How to prune and wire your bonsai

You need to prune and wire your bonsai to determine its shape. There are many ways that your bonsai can then grow.
Here are some examples of shapes that you can produce.

Informal Upright (Moyogi)

This is the shape that you’ll most commonly encounter, and the way that most commercial growers will shape their bonsai.
This tends to look the most aesthetically pleasing in the widest variety of settings.
It is typically considered the easiest way to prune and wire your bonsai, particularly for beginners.

Slanting (Shakkan)

Characterised, as is clear by the name, by the typically quite straight but leaning trunk.
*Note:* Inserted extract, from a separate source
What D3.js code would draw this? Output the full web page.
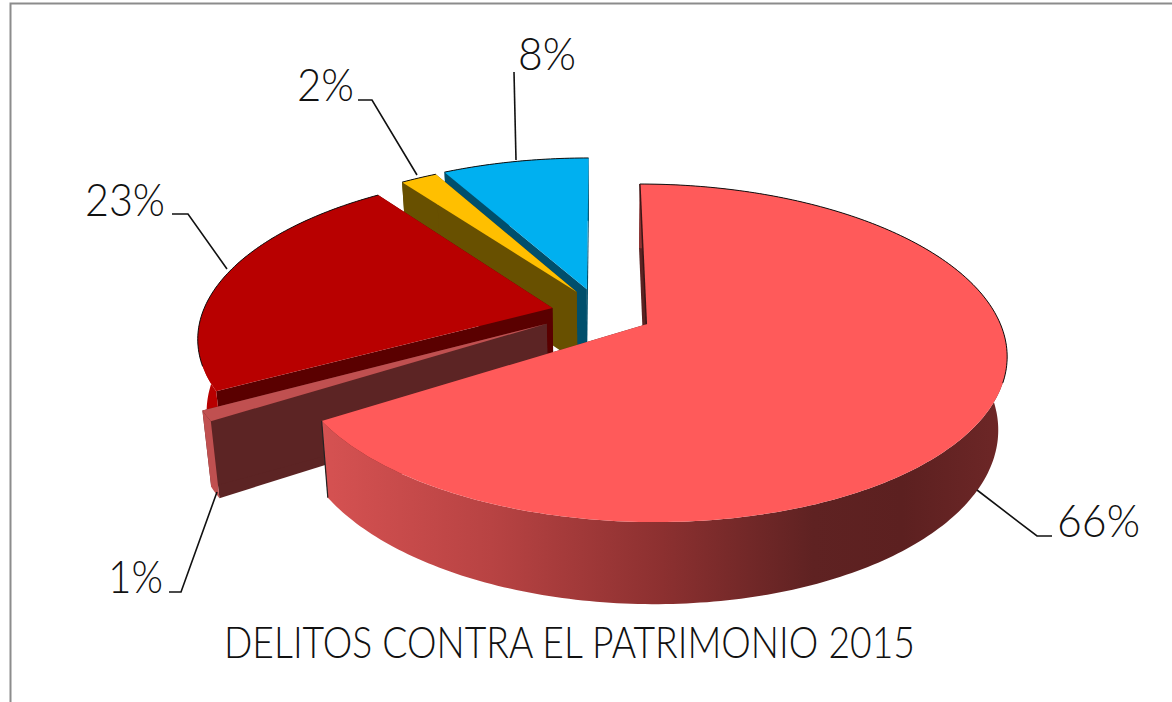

The trunk should be carefully considered, to have the nebari pointing in the opposite direction to the lean.

Windswept (Fukinagashi)

Again, as is clear by the name, the fukinagashi style appears as though it has been grown in a strong prevailing wind.

Typically the branches will also be pointing in same direction.

Literati or Bunjin (Bunjingi)

Taken from the literati of imperial china, these bonsai tend to be stripped of their branches at the lower level with a crown of branches at the top.

This can be achieved with very hard pruning.

Twin Trunk (Sokan)

Typically this shape is achieved by allowing one of the young branches to grow much thicker than would otherwise be allowed.

The same effect could be achieve with growing two trees very close to one another, whose trunk then merge as they grow.

Formal Upright (Chokkan)

This is the most formal style of bonsai, and grown in similar fashion/shape as that of a chrismas tree; with a thick trunk at the base which gradually tapers. The branch structure follows a similar pattern.


Finally, now go and prune and wire your bonsai to create your desired shape!